“News Hijacking”, “Aggregating”, or “Reblogging” — Fact of the no-cost publishing environment

“News Hijacking”, “Aggregating”, or “Reblogging” — Fact of the no-cost publishing environment

I just came back to an old debate in new journalism:  Is it fair that people generate traffic from other people’s work and journalism.

The Huffington Post and Business Insider are the poster children but I’m sure there are many more.

I love this piece by Brian Morrissey from DigiDay which includes this paragraph on a simple piece they conceived and wrote that Business Insider was able to hijack:

This hit home recently. On Friday, we did a somewhat silly Friday feature on digital executives “then and now.” One photo in particular, showing an emo teen version of Tumblr exec Rick Webb, piqued interest. Business Insider took a screenshot of the before-and-after shot, copy and pasted a paragraph, and then slapped on a sensationalist headline and called it a day. The author linked prominently to Digiday in the quick-hit post. The result: It generated 224 pageviews for the Digiday story. Along the way, BI banked another 1,500-plus pageviews — and that many “welcome ad” impressions along with multiple banners and a “native” video ad. Meanwhile, Digiday’s original post — thought up and executed by our staff — got 2,500 pageviews. Is this a fair trade?

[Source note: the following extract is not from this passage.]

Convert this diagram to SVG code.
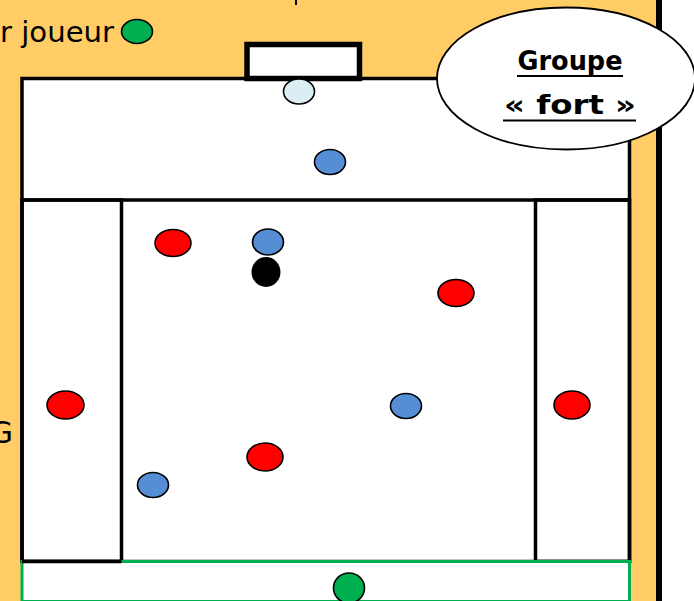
<svg xmlns="http://www.w3.org/2000/svg" width="694" height="601" viewBox="0 0 694 601">
<style>
.ln{fill:none;stroke:#000;stroke-width:3.5}
.p{stroke:#000;stroke-width:1.6}
.red{fill:#FF0000}
.blue{fill:#558ED5}
.lblue{fill:#DAEEF3}
.green{fill:#00B050}
.t{font-family:"DejaVu Sans","Liberation Sans",sans-serif;fill:#000}
</style>
<rect x="0" y="0" width="694" height="601" fill="#FFFFFF"/>
<rect x="0" y="0" width="657" height="601" fill="#FFCC66"/>
<rect x="656" y="0" width="6" height="601" fill="#000"/>
<line x1="296" y1="0" x2="296" y2="5" stroke="#000" stroke-width="2"/>
<g id="field">
<rect x="22" y="78.5" width="607.5" height="483" style="fill:#FFFFFF;stroke:#000;stroke-width:3.5"/>
<line x1="22" y1="200" x2="629.5" y2="200" class="ln"/>
<rect x="22" y="200" width="99.5" height="361.5" class="ln"/>
<rect x="535.5" y="200" width="94" height="361.5" class="ln"/>
<rect x="22" y="561.5" width="607.5" height="40" fill="#FFFFFF" stroke="#00B050" stroke-width="3"/>
<line x1="22" y1="561.5" x2="121.5" y2="561.5" class="ln"/>
</g>
<g id="goal">
<rect x="247" y="44.5" width="112.5" height="34" fill="#FFFFFF" stroke="#000" stroke-width="5.5"/>
</g>
<g id="legend">
<text class="t" x="114" y="42" font-size="29" text-anchor="end" textLength="114" lengthAdjust="spacingAndGlyphs">r joueur</text>
<ellipse cx="137" cy="31.5" rx="15.5" ry="12" class="p green"/>
</g>
<text class="t" x="13" y="443" font-size="30" text-anchor="end">G</text>
<g id="label-groupe">
<ellipse cx="566" cy="78.5" rx="129" ry="71" fill="#FFFFFF" stroke="#000" stroke-width="1.8"/>
<text class="t" x="570" y="70" font-size="27" font-weight="bold" text-anchor="middle" textLength="105" lengthAdjust="spacingAndGlyphs">Groupe</text>
<line x1="517" y1="76" x2="623" y2="76" stroke="#000" stroke-width="2.2"/>
<text class="t" x="570" y="114" font-size="27" font-weight="bold" text-anchor="middle" textLength="132" lengthAdjust="spacingAndGlyphs">« fort »</text>
<line x1="503" y1="120.5" x2="636" y2="120.5" stroke="#000" stroke-width="2.2"/>
</g>
<g id="players">
<g id="gk"><ellipse cx="299" cy="91.5" rx="15.5" ry="12.5" class="p lblue"/></g>
<g id="b1"><ellipse cx="330" cy="162" rx="15.5" ry="12.5" class="p blue"/></g>
<g id="r1"><ellipse cx="173" cy="243" rx="18" ry="13.5" class="p red"/></g>
<g id="b2"><ellipse cx="268" cy="242" rx="15.5" ry="13" class="p blue"/></g>
<g id="ball"><ellipse cx="266" cy="272" rx="14.5" ry="15" fill="#000"/></g>
<g id="r2"><ellipse cx="456" cy="293" rx="18" ry="13.5" class="p red"/></g>
<g id="r3"><ellipse cx="65.5" cy="405" rx="18.5" ry="14" class="p red"/></g>
<g id="b3"><ellipse cx="406" cy="406" rx="15.5" ry="12.5" class="p blue"/></g>
<g id="r4"><ellipse cx="572" cy="405" rx="18" ry="14" class="p red"/></g>
<g id="r5"><ellipse cx="265" cy="457" rx="18" ry="14" class="p red"/></g>
<g id="b4"><ellipse cx="153" cy="485" rx="15.5" ry="12.5" class="p blue"/></g>
<g id="g1"><ellipse cx="349" cy="588" rx="15.5" ry="15" class="p green"/></g>
</g>
<g id="connectors"/>
</svg>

The full conversation that went on between Henry Bloget and Brian Morrissey is really interesting from a future of the industry POV.  And Paid Content did a nice write up.

Given that the cost of generating a reblog post is so minimal, it isn’t a suprise everyone is reblogging everyone’s work.  And given the distracted nature of the end reader who is bouncing around the web based on search links and social mentions, there is little loyalty to specific news sources curating content.

So for the moment everyone will be “news hijacking” as I like to call it.  Until people get tired of sacrificing time to random content and start choosing specific sources for their content.